_Directive_
Omit any picture, and return the remaining data exactly as written.

··········

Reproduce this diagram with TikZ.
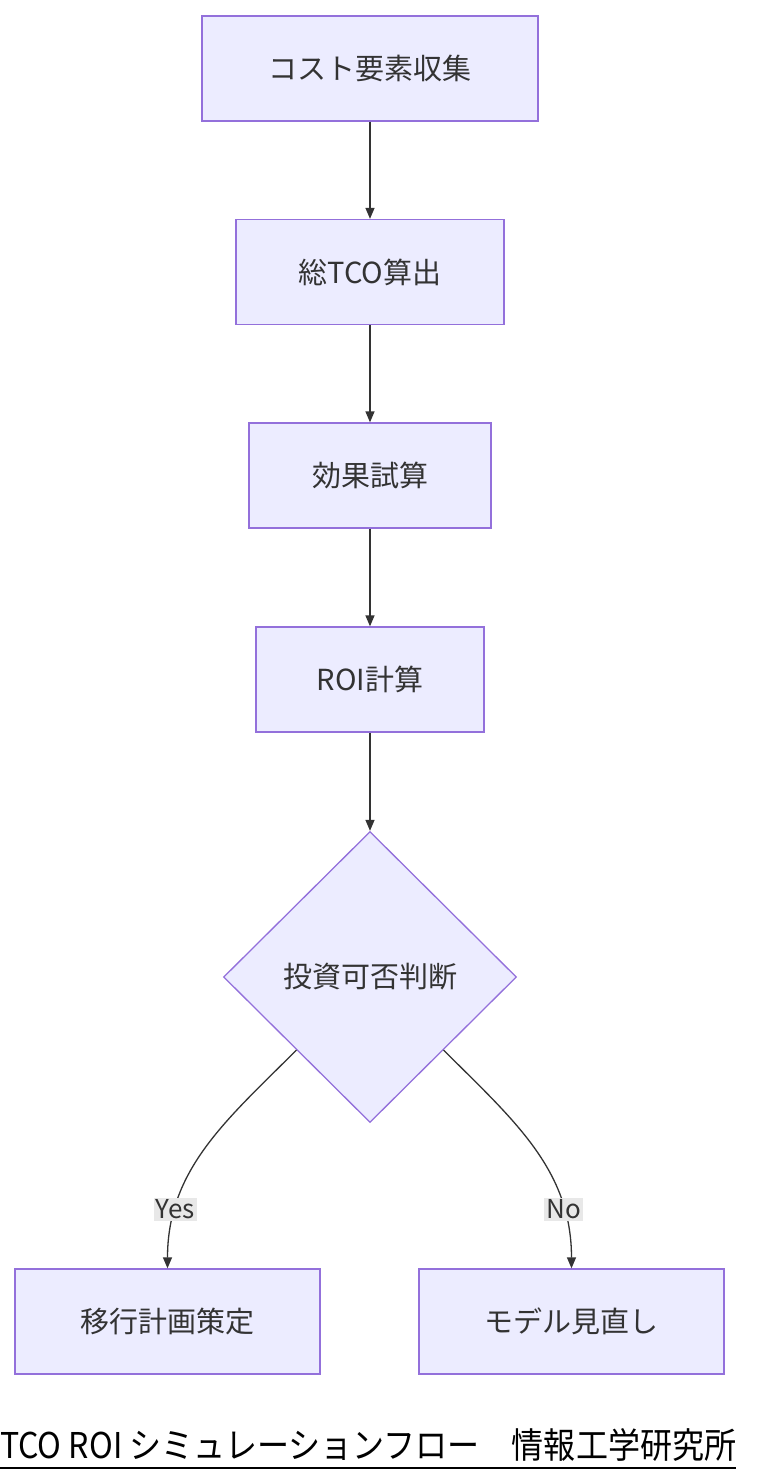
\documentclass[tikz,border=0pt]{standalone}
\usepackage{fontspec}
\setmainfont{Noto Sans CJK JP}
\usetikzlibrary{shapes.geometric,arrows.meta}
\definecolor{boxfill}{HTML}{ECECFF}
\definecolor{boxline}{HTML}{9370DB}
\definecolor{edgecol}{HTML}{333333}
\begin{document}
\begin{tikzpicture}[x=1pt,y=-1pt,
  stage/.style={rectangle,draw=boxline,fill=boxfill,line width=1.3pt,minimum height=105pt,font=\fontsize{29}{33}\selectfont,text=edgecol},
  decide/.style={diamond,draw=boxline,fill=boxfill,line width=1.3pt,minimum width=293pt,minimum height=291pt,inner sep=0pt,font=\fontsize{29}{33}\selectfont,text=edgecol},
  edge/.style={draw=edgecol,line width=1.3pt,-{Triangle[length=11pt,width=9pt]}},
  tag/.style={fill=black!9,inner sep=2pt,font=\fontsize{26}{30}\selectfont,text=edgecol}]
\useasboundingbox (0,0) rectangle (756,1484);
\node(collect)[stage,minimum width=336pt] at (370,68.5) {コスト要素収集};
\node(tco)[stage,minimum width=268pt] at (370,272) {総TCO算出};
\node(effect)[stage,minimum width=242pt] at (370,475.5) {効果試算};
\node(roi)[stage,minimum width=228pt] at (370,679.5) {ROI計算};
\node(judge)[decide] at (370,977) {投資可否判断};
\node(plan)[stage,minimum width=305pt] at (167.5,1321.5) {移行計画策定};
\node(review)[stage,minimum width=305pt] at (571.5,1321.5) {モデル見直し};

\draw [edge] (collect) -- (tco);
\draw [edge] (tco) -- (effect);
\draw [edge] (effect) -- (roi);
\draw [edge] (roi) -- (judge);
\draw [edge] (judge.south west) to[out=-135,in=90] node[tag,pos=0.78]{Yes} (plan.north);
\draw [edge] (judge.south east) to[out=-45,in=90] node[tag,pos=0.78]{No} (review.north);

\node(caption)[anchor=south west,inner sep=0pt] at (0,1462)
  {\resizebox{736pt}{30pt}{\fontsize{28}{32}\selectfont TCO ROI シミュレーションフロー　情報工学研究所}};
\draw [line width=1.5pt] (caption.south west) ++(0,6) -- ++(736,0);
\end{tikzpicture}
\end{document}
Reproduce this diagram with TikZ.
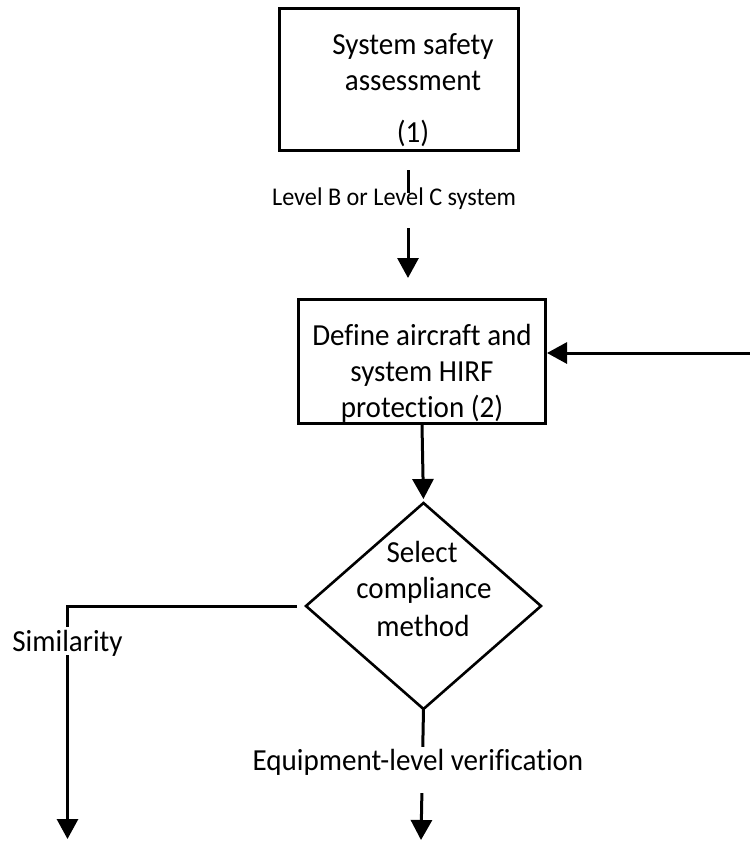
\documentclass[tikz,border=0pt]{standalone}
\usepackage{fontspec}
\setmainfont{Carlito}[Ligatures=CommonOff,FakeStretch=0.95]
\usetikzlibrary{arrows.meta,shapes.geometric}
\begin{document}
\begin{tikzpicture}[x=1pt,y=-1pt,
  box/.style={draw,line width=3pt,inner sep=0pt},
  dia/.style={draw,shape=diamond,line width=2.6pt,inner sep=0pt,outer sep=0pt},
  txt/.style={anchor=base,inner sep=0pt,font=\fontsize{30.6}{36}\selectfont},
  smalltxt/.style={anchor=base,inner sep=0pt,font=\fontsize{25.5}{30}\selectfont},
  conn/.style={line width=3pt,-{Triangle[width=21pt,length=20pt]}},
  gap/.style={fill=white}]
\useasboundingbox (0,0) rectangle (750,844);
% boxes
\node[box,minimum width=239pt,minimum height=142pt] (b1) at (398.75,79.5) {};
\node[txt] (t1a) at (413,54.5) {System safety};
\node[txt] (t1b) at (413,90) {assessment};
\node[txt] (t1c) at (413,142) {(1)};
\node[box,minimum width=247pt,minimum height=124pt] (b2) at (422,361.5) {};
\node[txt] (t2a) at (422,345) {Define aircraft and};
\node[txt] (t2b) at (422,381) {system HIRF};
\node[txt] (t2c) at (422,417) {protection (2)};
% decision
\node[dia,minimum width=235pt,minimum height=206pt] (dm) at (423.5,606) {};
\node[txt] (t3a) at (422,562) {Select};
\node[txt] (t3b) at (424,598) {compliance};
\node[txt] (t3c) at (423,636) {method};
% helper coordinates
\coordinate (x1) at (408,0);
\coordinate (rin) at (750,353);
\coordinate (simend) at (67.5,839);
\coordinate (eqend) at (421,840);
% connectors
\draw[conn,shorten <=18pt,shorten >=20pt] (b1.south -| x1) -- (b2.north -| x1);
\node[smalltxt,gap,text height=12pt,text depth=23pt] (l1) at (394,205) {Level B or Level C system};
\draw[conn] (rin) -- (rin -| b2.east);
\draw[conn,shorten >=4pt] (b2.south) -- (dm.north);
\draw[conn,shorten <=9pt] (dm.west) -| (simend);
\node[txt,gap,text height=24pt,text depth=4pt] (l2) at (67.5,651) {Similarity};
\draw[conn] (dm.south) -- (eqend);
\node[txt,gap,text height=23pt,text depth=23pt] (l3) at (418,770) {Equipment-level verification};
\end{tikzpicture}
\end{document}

··········

_Output_
Reproduce this diagram with TikZ.
\documentclass[tikz,border=0pt]{standalone}
\usepackage{fontspec}
\setmainfont{Noto Sans CJK JP}
\usetikzlibrary{shapes.geometric,arrows.meta}
\definecolor{boxfill}{HTML}{ECECFF}
\definecolor{boxline}{HTML}{9370DB}
\definecolor{edgecol}{HTML}{333333}
\begin{document}
\begin{tikzpicture}[x=1pt,y=-1pt,
  stage/.style={rectangle,draw=boxline,fill=boxfill,line width=1.3pt,minimum height=105pt,font=\fontsize{29}{33}\selectfont,text=edgecol},
  decide/.style={diamond,draw=boxline,fill=boxfill,line width=1.3pt,minimum width=293pt,minimum height=291pt,inner sep=0pt,font=\fontsize{29}{33}\selectfont,text=edgecol},
  edge/.style={draw=edgecol,line width=1.3pt,-{Triangle[length=11pt,width=9pt]}},
  tag/.style={fill=black!9,inner sep=2pt,font=\fontsize{26}{30}\selectfont,text=edgecol}]
\useasboundingbox (0,0) rectangle (756,1484);
\node(collect)[stage,minimum width=336pt] at (370,68.5) {コスト要素収集};
\node(tco)[stage,minimum width=268pt] at (370,272) {総TCO算出};
\node(effect)[stage,minimum width=242pt] at (370,475.5) {効果試算};
\node(roi)[stage,minimum width=228pt] at (370,679.5) {ROI計算};
\node(judge)[decide] at (370,977) {投資可否判断};
\node(plan)[stage,minimum width=305pt] at (167.5,1321.5) {移行計画策定};
\node(review)[stage,minimum width=305pt] at (571.5,1321.5) {モデル見直し};

\draw [edge] (collect) -- (tco);
\draw [edge] (tco) -- (effect);
\draw [edge] (effect) -- (roi);
\draw [edge] (roi) -- (judge);
\draw [edge] (judge.south west) to[out=-135,in=90] node[tag,pos=0.78]{Yes} (plan.north);
\draw [edge] (judge.south east) to[out=-45,in=90] node[tag,pos=0.78]{No} (review.north);

\node(caption)[anchor=south west,inner sep=0pt] at (0,1462)
  {\resizebox{736pt}{30pt}{\fontsize{28}{32}\selectfont TCO ROI シミュレーションフロー　情報工学研究所}};
\draw [line width=1.5pt] (caption.south west) ++(0,6) -- ++(736,0);
\end{tikzpicture}
\end{document}
Reproduce this diagram with TikZ.
\documentclass[tikz,border=0pt]{standalone}
\usepackage{fontspec}
\setmainfont{Carlito}[Ligatures=CommonOff,FakeStretch=0.95]
\usetikzlibrary{arrows.meta,shapes.geometric}
\begin{document}
\begin{tikzpicture}[x=1pt,y=-1pt,
  box/.style={draw,line width=3pt,inner sep=0pt},
  dia/.style={draw,shape=diamond,line width=2.6pt,inner sep=0pt,outer sep=0pt},
  txt/.style={anchor=base,inner sep=0pt,font=\fontsize{30.6}{36}\selectfont},
  smalltxt/.style={anchor=base,inner sep=0pt,font=\fontsize{25.5}{30}\selectfont},
  conn/.style={line width=3pt,-{Triangle[width=21pt,length=20pt]}},
  gap/.style={fill=white}]
\useasboundingbox (0,0) rectangle (750,844);
% boxes
\node[box,minimum width=239pt,minimum height=142pt] (b1) at (398.75,79.5) {};
\node[txt] (t1a) at (413,54.5) {System safety};
\node[txt] (t1b) at (413,90) {assessment};
\node[txt] (t1c) at (413,142) {(1)};
\node[box,minimum width=247pt,minimum height=124pt] (b2) at (422,361.5) {};
\node[txt] (t2a) at (422,345) {Define aircraft and};
\node[txt] (t2b) at (422,381) {system HIRF};
\node[txt] (t2c) at (422,417) {protection (2)};
% decision
\node[dia,minimum width=235pt,minimum height=206pt] (dm) at (423.5,606) {};
\node[txt] (t3a) at (422,562) {Select};
\node[txt] (t3b) at (424,598) {compliance};
\node[txt] (t3c) at (423,636) {method};
% helper coordinates
\coordinate (x1) at (408,0);
\coordinate (rin) at (750,353);
\coordinate (simend) at (67.5,839);
\coordinate (eqend) at (421,840);
% connectors
\draw[conn,shorten <=18pt,shorten >=20pt] (b1.south -| x1) -- (b2.north -| x1);
\node[smalltxt,gap,text height=12pt,text depth=23pt] (l1) at (394,205) {Level B or Level C system};
\draw[conn] (rin) -- (rin -| b2.east);
\draw[conn,shorten >=4pt] (b2.south) -- (dm.north);
\draw[conn,shorten <=9pt] (dm.west) -| (simend);
\node[txt,gap,text height=24pt,text depth=4pt] (l2) at (67.5,651) {Similarity};
\draw[conn] (dm.south) -- (eqend);
\node[txt,gap,text height=23pt,text depth=23pt] (l3) at (418,770) {Equipment-level verification};
\end{tikzpicture}
\end{document}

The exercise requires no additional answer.